>> begin

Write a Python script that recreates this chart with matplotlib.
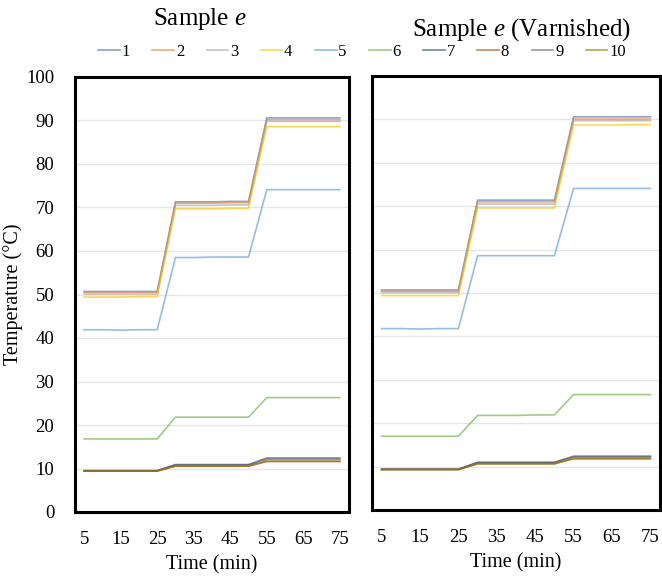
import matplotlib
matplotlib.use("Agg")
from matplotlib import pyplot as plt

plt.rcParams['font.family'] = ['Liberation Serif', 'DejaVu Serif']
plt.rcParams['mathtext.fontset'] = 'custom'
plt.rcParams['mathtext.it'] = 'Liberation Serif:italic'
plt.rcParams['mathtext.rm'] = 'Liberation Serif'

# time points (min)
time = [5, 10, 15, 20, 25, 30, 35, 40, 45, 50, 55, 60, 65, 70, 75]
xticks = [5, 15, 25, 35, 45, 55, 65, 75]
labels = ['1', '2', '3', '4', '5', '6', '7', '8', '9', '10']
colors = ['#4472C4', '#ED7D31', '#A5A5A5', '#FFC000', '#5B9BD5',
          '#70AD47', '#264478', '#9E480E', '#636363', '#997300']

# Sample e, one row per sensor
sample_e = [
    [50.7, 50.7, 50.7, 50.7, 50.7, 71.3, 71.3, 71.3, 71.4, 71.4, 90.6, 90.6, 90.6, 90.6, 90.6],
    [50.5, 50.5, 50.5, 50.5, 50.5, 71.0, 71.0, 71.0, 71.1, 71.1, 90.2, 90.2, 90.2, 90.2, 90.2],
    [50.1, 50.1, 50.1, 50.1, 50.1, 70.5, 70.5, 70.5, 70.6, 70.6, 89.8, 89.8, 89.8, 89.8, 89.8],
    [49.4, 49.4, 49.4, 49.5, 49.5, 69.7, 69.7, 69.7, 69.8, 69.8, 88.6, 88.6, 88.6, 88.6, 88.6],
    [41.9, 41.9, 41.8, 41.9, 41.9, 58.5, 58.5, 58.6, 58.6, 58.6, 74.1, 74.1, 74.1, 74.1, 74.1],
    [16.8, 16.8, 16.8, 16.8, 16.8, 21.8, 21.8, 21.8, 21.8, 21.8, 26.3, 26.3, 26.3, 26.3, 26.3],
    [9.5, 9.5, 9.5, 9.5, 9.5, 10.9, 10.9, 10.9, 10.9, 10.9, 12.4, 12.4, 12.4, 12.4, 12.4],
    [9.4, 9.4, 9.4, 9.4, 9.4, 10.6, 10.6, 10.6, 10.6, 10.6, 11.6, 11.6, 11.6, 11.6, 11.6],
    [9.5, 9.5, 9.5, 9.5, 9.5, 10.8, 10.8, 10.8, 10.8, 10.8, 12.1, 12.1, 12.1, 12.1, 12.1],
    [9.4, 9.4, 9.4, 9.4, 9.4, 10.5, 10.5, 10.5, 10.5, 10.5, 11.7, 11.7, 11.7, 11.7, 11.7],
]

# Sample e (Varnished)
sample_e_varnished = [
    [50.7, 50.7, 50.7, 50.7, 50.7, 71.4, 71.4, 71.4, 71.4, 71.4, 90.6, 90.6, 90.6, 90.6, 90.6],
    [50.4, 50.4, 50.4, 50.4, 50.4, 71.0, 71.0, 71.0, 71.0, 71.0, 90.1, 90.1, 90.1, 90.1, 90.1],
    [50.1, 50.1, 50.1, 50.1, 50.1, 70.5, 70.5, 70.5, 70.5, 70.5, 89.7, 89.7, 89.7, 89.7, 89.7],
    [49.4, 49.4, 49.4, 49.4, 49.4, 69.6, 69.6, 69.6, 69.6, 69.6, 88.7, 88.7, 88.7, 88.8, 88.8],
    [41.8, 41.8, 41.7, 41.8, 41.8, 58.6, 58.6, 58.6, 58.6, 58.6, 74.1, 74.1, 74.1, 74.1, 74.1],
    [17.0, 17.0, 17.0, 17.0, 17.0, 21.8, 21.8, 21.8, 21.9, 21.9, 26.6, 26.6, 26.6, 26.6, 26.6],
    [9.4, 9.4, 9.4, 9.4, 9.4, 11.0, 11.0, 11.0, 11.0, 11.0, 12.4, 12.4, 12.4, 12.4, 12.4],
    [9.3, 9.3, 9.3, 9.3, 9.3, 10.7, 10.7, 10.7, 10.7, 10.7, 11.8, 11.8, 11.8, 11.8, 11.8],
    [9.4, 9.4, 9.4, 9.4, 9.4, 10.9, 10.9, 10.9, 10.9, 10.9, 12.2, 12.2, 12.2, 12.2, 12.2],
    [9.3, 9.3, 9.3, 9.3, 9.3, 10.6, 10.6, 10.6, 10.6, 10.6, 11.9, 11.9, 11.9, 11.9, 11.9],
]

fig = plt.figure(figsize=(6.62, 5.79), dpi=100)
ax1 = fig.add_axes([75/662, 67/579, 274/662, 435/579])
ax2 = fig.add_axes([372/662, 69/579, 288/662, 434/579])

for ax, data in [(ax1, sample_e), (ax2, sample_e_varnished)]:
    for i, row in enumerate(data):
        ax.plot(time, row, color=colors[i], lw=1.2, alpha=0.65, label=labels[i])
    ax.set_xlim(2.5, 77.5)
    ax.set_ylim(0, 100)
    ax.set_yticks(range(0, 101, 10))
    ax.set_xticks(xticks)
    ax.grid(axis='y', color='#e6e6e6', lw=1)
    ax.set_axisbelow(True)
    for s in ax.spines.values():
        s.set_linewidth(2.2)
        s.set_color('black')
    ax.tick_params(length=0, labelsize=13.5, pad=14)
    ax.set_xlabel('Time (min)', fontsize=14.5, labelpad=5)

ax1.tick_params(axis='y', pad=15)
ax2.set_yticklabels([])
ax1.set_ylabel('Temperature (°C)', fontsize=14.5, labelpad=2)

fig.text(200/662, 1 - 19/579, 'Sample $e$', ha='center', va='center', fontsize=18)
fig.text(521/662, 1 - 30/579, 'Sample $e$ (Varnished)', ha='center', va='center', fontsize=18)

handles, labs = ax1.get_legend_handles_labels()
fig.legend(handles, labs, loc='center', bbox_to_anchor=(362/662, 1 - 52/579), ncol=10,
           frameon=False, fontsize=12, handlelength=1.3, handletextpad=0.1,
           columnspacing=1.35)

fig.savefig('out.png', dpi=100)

>> end

Your task:
Return only the lines running from the top of the data to the line that holds "plt.rcParams['mathtext.rm'] = 'Liberation". Include both of those lines, but skip the pictures.

Finished task:
Write a Python script that recreates this chart with matplotlib.
import matplotlib
matplotlib.use("Agg")
from matplotlib import pyplot as plt

plt.rcParams['font.family'] = ['Liberation Serif', 'DejaVu Serif']
plt.rcParams['mathtext.fontset'] = 'custom'
plt.rcParams['mathtext.it'] = 'Liberation Serif:italic'
plt.rcParams['mathtext.rm'] = 'Liberation Serif'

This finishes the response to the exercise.